Home – New Forums Money matters Raising funds by selling shares to friends, fools and customers Reply To: Raising funds by selling shares to friends, fools and customers

Tim Ahern
  • Total posts: 16
alex_hill, post: 228442, member: 76908 wrote:
Sorry, but I can’t help but comment on the value of your offer before giving some advice. Based on your offer you are valuing your company at $500k. With a turnover of $100k (and no info provided on costs/profit) there better be something big and almost guaranteed on the horizon for me to consider that offer as a “steal”. The general rule of thumb for valuing a small business is between 0.5 and 4 times EBITDA (plus inventory), depending on the industry. Being software related the valuation is likely to be on the lower end of the scale due to the lack of physical assets and rapid technological change will can lead to product obsolescence much faster than other industries.

Either way, what you are looking at doing is very complex and I doubt someone could draft up the requirements for less than 1k – especially with an agreement that will cover all the possible loopholes around the redeemable component of the shares.

You also need to consider an exit strategy for the purchasers of these shares – considering they are not going to be traded on the ASX they are not considered a liquid asset. While the proposed conditions of a potential 100% profit in 12 month may be attractive, without a marketplace to dispose of those shares your customers may be a bit hesitant to buy in.

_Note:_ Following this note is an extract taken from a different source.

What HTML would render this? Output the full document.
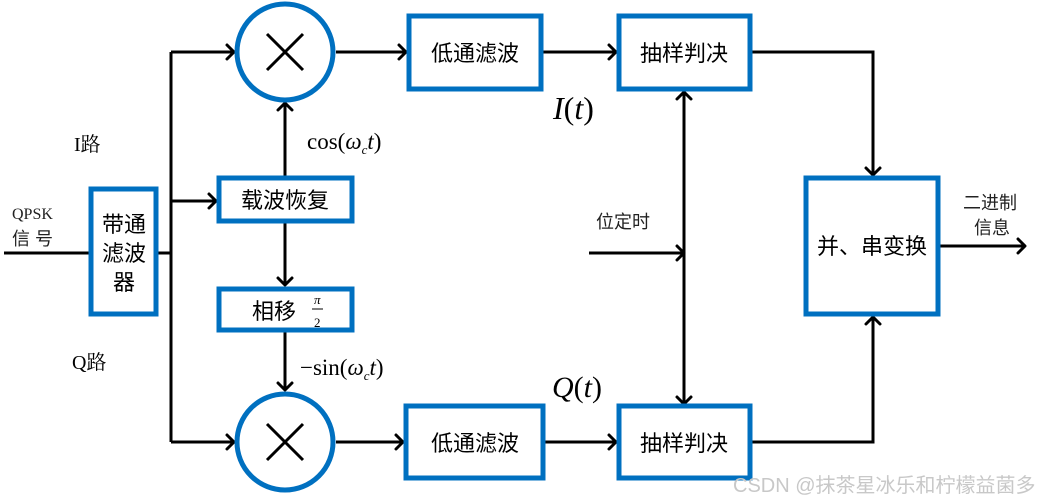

That said, you know your business and your customers better than I do, so if they happen to like the idea then it is a viable way of raising funds – but don’t try and do it on the cheap as it could end up costing you a lot more in the long run.

Thanks Alex. I hope this also helps WebDeve but i have always wondered what the rule of thumb is for selling a small business. Your .5 to 4 EBITDA rule is now firmly stuck into my head.